Bill went on to make countless enormous contributions to the rapidly progressing field of surgical management of congenital heart disease. He advocated for anatomic repair of transposition of the great arteries in the neonatal period, recognizing the unique but limited “window of opportunity” that existed because of the innately “prepared” nature the left ventricle of newborns with TGA, and did some of the first neonatal arterial switch operations. He went on to be the lead author of one of the early CHSS studies of intermediate results after the arterial switch repair. He pursued complete repair, rather than palliation, of more complex anomalies such as those combining interrupted aortic arch with intracardiac defects. And success was achieved, not just through technical prowess in rearranging the anatomy, but through a scientific AND intuitive approach in the operating room which included efficient use of hypothermia and of cardiopulmonary bypass, in ways that minimized its deleterious effects, based on Bill’s pursuit in the laboratory of an understanding of responses at the cellular level and the microcirculation to biochemical alterations related to anoxia and reperfusion. His care of patients in the intensive care unit was based not on a protocol but on their physiology.

Dr. Norwood’s name is known worldwide, largely in association with his personal development of staged reconstructive surgical management of Hypoplastic Left Heart Syndrome. The Stage 1 Norwood operation, once a subject of skepticism, and then of envy, is today by far the most frequently performed complex neonatal cardiovascular reconstruction. But this was much more than a technical achievement. Bill was convinced that the well-developed right ventricle, which had supported the development in utero of a complete child, could be put to efficient use postnatally to support, for a limited period of time, both the systemic and pulmonary circulations, while carefully controlling pulmonary blood flow so that the pulmonary vasculature was adequately protected in anticipation of eventual conversion to functionally univentricular circulation based on principles embraced by Fontan and Kreutzer in their management of patients with tricuspid atresia.

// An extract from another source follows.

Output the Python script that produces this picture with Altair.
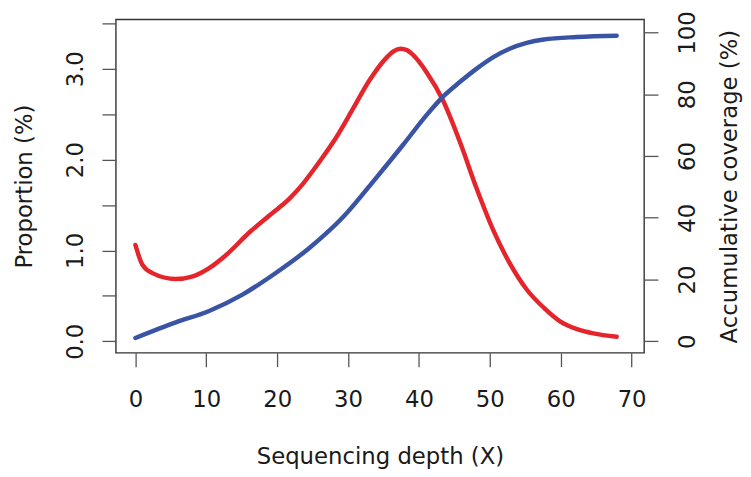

His belief that conversion to the Fontan circulation should be done in phases, allowing the single ventricle to “remodel” in response to the initial change in loading conditions before completing the total cavopulmonary connection remains the basis for successful management of single ventricle anomalies to this day.

The lives of literally tens of thousands of families in all parts of the world have been touched by Bill’s contributions. Many thousands were direct recipients of Bill’s outstanding care, having benefitted directly from his incomparable surgical skill and his genius in harnessing the fundamentals of cardiovascular physiology to optimize the outcomes from surgical therapies. Many, many more were beneficiaries of Bill’s gifts, through the work of countless other surgeons, cardiologists, anesthesiologists, nurses and others whose careers were directly impacted by his teachings, his mentorship, and the advanced understanding of congenital heart disease that he promoted.

Bill’s belief in his patients, and in the ‘life force” that motivates a small baby to go on living despite the enormous burden of abnormal circulatory physiology, enabled Bill to face challenge after challenge, and to create one solution after another. Bill liked to quote he late Theodore Levitt, former professor at the Harvard Business School and editor of Harvard Business Review, who said: ‘‘Creativity is thinking up new things. Innovation is doing new things.’’ We are all indebted to Bill Norwood for having the Curiosity, Determination and Genius that it takes to Think Up New Things…. for the Empathy, Faith and Courage that it takes to Do New Things….And For the generosity to use those gifts to improve so many, many lives.